In the Descriptio Kambriae Giraldus, in typical fashion, undertakes to advise the world as to the proper way to go about the conquest and final subjugation of Wales. His final solution (omitted in later editions) was couched in the following words:

Further, I would not know how to hold a land so wild and so impenetrable, and inhabitants so untameable. There are some who think that it would be far safer and more advised for a prudent prince to leave it altogether as a desert to the wild beasts and to make a forest of it.46

There is a sad note of defeatism in these words. The mentality of the frontier is one that sees opportunity and progress lying over the horizon Giraldus feels none of this.

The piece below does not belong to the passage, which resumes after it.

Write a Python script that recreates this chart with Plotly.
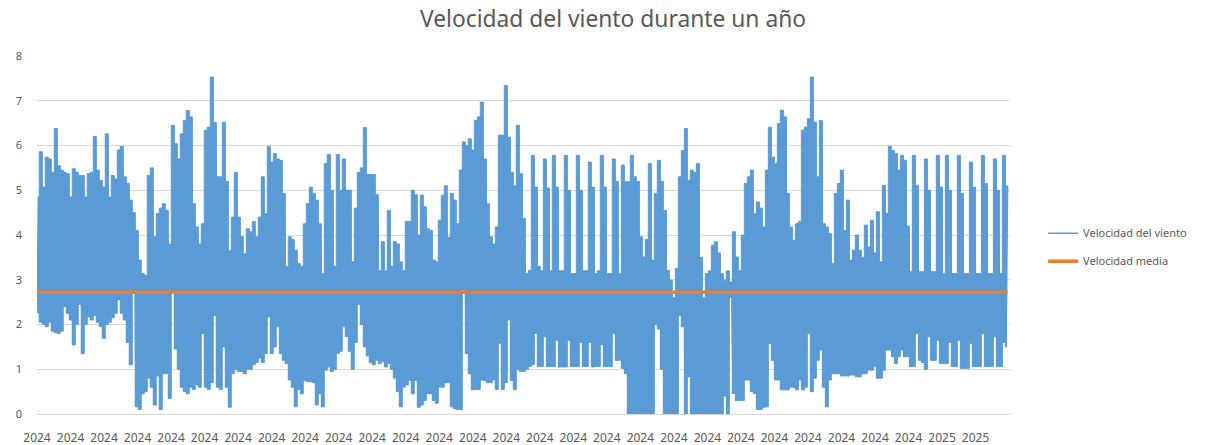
import plotly.graph_objects as go

# Máximos y mínimos diarios de la velocidad del viento (m/s), 324 días
maximos_diarios = [
    4.85, 5.86, 5.07, 5.74, 5.7, 5.4, 6.38, 5.55, 5.45, 5.4,
    5.37, 4.85, 5.48, 5.4, 5.33, 5.33, 4.85, 5.37, 5.4, 6.2,
    5.45, 5.22, 5.07, 6.26, 4.85, 5.33, 5.25, 5.9, 5.98, 5.3,
    5.15, 4.78, 4.5, 4.1, 3.44, 3.14, 3.1, 5.33, 5.5, 3.96,
    4.48, 4.6, 4.7, 4.55, 3.8, 6.45, 6.04, 5.7, 6.26, 6.56,
    6.78, 6.64, 4.7, 4.18, 3.8, 4.25, 6.34, 6.41, 7.53, 6.52,
    5.3, 5.3, 6.52, 5.2, 3.65, 4.4, 5.4, 4.4, 3.96, 3.58,
    4.14, 4.07, 4.3, 3.96, 4.4, 5.3, 4.48, 5.98, 5.63, 5.82,
    5.7, 5.67, 4.93, 3.29, 3.96, 3.9, 3.66, 3.36, 3.3, 4.25,
    4.7, 5.07, 4.93, 4.78, 4.25, 3.14, 5.6, 5.8, 5.0, 3.3,
    5.8, 5.0, 5.7, 5.0, 5.0, 3.4, 4.6, 5.4, 5.5, 6.4,
    5.35, 5.35, 5.35, 4.9, 3.2, 3.85, 3.2, 4.55, 3.3, 3.85,
    3.8, 3.4, 3.2, 4.3, 4.3, 5.0, 4.9, 4.0, 4.89, 4.63,
    4.14, 4.1, 3.44, 3.4, 4.33, 4.89, 5.1, 3.95, 4.93, 4.78,
    4.25, 5.45, 6.08, 6.0, 6.15, 5.9, 6.56, 6.64, 6.97, 5.7,
    4.7, 3.96, 3.8, 4.18, 6.23, 6.23, 7.34, 6.19, 5.4, 5.1,
    6.45, 5.37, 4.37, 3.14, 3.21, 5.78, 5.07, 3.3, 3.2, 5.7,
    5.05, 3.2, 5.78, 5.07, 3.2, 3.2, 5.78, 5.0, 3.14, 3.14,
    5.78, 5.0, 3.2, 3.2, 5.63, 5.07, 3.14, 3.2, 5.78, 5.07,
    3.14, 3.14, 5.7, 5.2, 3.14, 5.56, 5.19, 5.19, 5.78, 5.3,
    5.2, 3.96, 3.51, 3.9, 5.6, 3.44, 4.93, 5.67, 5.2, 4.55,
    3.21, 2.99, 2.6, 3.25, 5.3, 5.89, 6.38, 5.22, 5.45, 5.4,
    5.6, 3.5, 2.6, 3.14, 3.2, 3.77, 3.85, 3.6, 3.14, 2.99,
    3.2, 2.95, 4.07, 3.51, 3.2, 4.0, 5.15, 5.3, 5.45, 4.48,
    4.74, 4.6, 4.18, 5.45, 6.41, 5.74, 5.6, 6.49, 6.79, 6.64,
    4.93, 4.18, 3.88, 4.25, 4.3, 6.34, 6.41, 6.6, 7.53, 6.52,
    5.3, 6.56, 4.25, 4.18, 4.03, 3.36, 4.93, 5.15, 5.45, 4.1,
    4.78, 3.44, 3.66, 4.0, 3.66, 3.5, 4.22, 3.73, 4.33, 3.6,
    4.52, 3.4, 5.11, 4.48, 5.98, 5.89, 5.82, 5.45, 5.78, 5.67,
    4.2, 3.18, 5.78, 5.11, 3.18, 3.18, 5.7, 5.0, 3.18, 3.18,
    5.78, 5.07, 3.14, 5.78, 5.0, 3.14, 3.14, 5.78, 4.93, 3.14,
    3.14, 5.63, 5.07, 3.14, 3.14, 5.78, 5.15, 3.14, 3.14, 5.7,
    5.0, 3.14, 5.78, 5.1,
]

minimos_diarios = [
    2.25, 2.05, 2.0, 1.95, 2.05, 1.85, 1.82, 1.8, 1.85, 2.4,
    2.25, 2.1, 1.54, 2.0, 2.45, 1.35, 2.0, 2.17, 2.1, 2.2,
    2.05, 1.95, 1.69, 2.0, 2.05, 2.15, 2.25, 2.55, 2.25, 2.1,
    1.6, 1.1, 2.7, 0.16, 0.1, 0.45, 0.5, 0.8, 0.6, 0.2,
    0.85, 0.1, 0.9, 0.9, 0.35, 2.7, 1.45, 1.0, 0.6, 0.5,
    0.45, 0.6, 0.55, 0.65, 0.6, 1.8, 0.6, 0.55, 0.7, 2.2,
    0.6, 0.55, 1.5, 0.6, 0.15, 0.9, 1.0, 0.95, 0.95, 0.9,
    1.0, 1.0, 1.1, 1.15, 1.25, 1.15, 1.35, 2.17, 1.35, 1.5,
    1.95, 1.35, 1.2, 1.13, 0.76, 0.6, 0.16, 0.55, 0.45, 0.75,
    0.72, 0.72, 0.7, 0.2, 0.45, 0.16, 0.98, 1.05, 0.95, 1.0,
    1.35, 1.4, 1.95, 1.73, 1.4, 1.0, 1.6, 2.45, 2.0, 1.5,
    1.3, 1.15, 1.1, 1.2, 1.13, 1.17, 1.05, 1.13, 1.0, 0.8,
    0.5, 0.16, 0.6, 0.65, 0.75, 0.45, 0.75, 0.15, 0.2, 0.3,
    0.46, 0.45, 0.3, 0.24, 0.6, 0.6, 0.7, 0.7, 0.16, 0.12,
    0.1, 0.1, 2.77, 1.35, 0.9, 0.54, 0.55, 0.55, 0.76, 0.75,
    0.7, 0.7, 0.76, 0.55, 1.58, 0.55, 0.7, 2.1, 0.75, 0.55,
    0.99, 0.95, 0.95, 1.0, 1.06, 1.1, 1.8, 1.06, 1.06, 1.73,
    1.06, 1.06, 1.06, 1.65, 1.05, 1.05, 1.05, 1.65, 1.06, 1.06,
    1.06, 1.6, 1.06, 1.06, 1.6, 1.05, 1.06, 1.06, 1.55, 1.06,
    1.06, 1.06, 1.8, 1.2, 1.2, 1.02, 0.9, 0.0, 0.0, 0.0,
    0.0, 0.0, 0.0, 0.0, 0.0, 0.0, 2.0, 1.9, 1.0, 0.0,
    0.0, 0.0, 0.0, 0.0, 2.2, 1.95, 0.0, 0.83, 0.0, 0.0,
    0.0, 0.0, 0.0, 0.0, 0.0, 0.0, 0.0, 0.0, 0.0, 0.4,
    0.0, 2.6, 0.46, 0.3, 0.3, 0.3, 0.76, 0.76, 0.5, 0.46,
    0.1, 0.1, 0.15, 0.16, 1.58, 1.2, 0.76, 0.76, 0.54, 0.54,
    0.54, 0.6, 0.6, 0.54, 0.76, 0.54, 0.6, 1.8, 0.5, 0.8,
    1.2, 1.43, 0.6, 0.16, 0.76, 0.9, 0.9, 0.9, 0.85, 0.85,
    0.85, 0.87, 0.87, 0.83, 0.83, 0.9, 0.9, 0.98, 0.98, 1.06,
    0.8, 0.8, 0.98, 1.43, 1.43, 1.28, 1.13, 1.28, 1.43, 1.28,
    1.28, 1.06, 1.06, 1.8, 1.2, 1.15, 1.0, 1.73, 1.2, 1.2,
    1.65, 1.13, 1.13, 1.13, 1.6, 1.06, 1.06, 1.65, 1.02, 1.02,
    1.02, 1.58, 1.06, 1.06, 1.06, 1.8, 1.06, 1.06, 1.06, 1.73,
    1.06, 1.06, 1.6, 1.5,
]

# Velocidad media del periodo (m/s)
velocidad_media = 2.72

# Etiquetas del eje horizontal
etiquetas_x = ["2024"] * 27 + ["2025"] * 2

AZUL = "#5B9BD5"
NARANJA = "#ED7D31"
GRIS = "#595959"
FUENTE = "Noto Sans"

n_dias = len(maximos_diarios)
dias = [d + 0.25 for d in range(n_dias)]

# Serie continua: cada día baja a su mínimo y sube a su máximo
serie = []
for bajo, alto in zip(minimos_diarios, maximos_diarios):
    serie.extend([bajo, alto])
x = [i / 2 for i in range(len(serie))]
media = [velocidad_media] * len(serie)

tick_pos = [i * n_dias / len(etiquetas_x) for i in range(len(etiquetas_x))]

fig = go.Figure()
# Banda diaria entre mínimo y máximo
fig.add_trace(go.Scatter(
    x=dias, y=minimos_diarios, mode="lines", showlegend=False,
    line=dict(color=AZUL, width=1, shape="hvh"), hoverinfo="skip",
))
fig.add_trace(go.Scatter(
    x=dias, y=maximos_diarios, mode="lines", showlegend=False,
    line=dict(color=AZUL, width=1, shape="hvh"),
    fill="tonexty", fillcolor=AZUL, hoverinfo="skip",
))
fig.add_trace(go.Scatter(
    x=x, y=serie, mode="lines", name="Velocidad del viento",
    legendgroup="viento",
    line=dict(color=AZUL, width=1.5, simplify=False),
))
fig.add_trace(go.Scatter(
    x=x, y=media, mode="lines", name="Velocidad media",
    legendgroup="media",
    line=dict(color=NARANJA, width=3.5),
))

fig.update_layout(
    width=1213, height=445,
    margin=dict(l=37, r=203, t=56, b=31),
    paper_bgcolor="white", plot_bgcolor="white",
    font=dict(family=FUENTE, color=GRIS),
    title=dict(
        text="Velocidad del viento durante un año",
        font=dict(family=FUENTE, size=22.8, color=GRIS),
        x=613 / 1213, xanchor="center", xref="container",
        y=1 - 19 / 445, yanchor="middle", yref="container",
    ),
    xaxis=dict(
        range=[0, n_dias + 0.3], automargin=False,
        tickmode="array", tickvals=tick_pos, ticktext=etiquetas_x,
        tickangle=0, showgrid=False, zeroline=False,
        showline=True, linecolor="#D9D9D9", linewidth=1,
        ticks="", ticklabelstandoff=13,
        tickfont=dict(family=FUENTE, size=12, color=GRIS),
    ),
    yaxis=dict(
        range=[0, 8], dtick=1, showgrid=True, automargin=False,
        gridcolor="#D9D9D9", gridwidth=1, zeroline=False,
        showline=False, ticks="", ticklabelstandoff=14,
        tickfont=dict(family=FUENTE, size=11, color=GRIS),
    ),
    legend=dict(
        x=1.034, xanchor="left", y=0.466, yanchor="middle",
        font=dict(family=FUENTE, size=11, color=GRIS),
        tracegroupgap=9, bgcolor="rgba(0,0,0,0)",
    ),
    showlegend=True,
)

fig.write_html("out.html")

He instead suggests that the complete elimination of the frontier, and its transformation into a desert fit only for wild beasts, would represent a final victory for the Cambro-Normans. It is a long way from the golden age of Geoffrey to the desert of Giraldus.


44Giraldus Cambrensis, Opera, eds. J. S. Brewer et al.

45See especially chapter VII above.

46 Giraldus Cambrensis, Opera, eds. J. S. Brewer et al. Part VI (Itinerarium Kambriae), pp. xxx-xxxi, and 225, n. 4.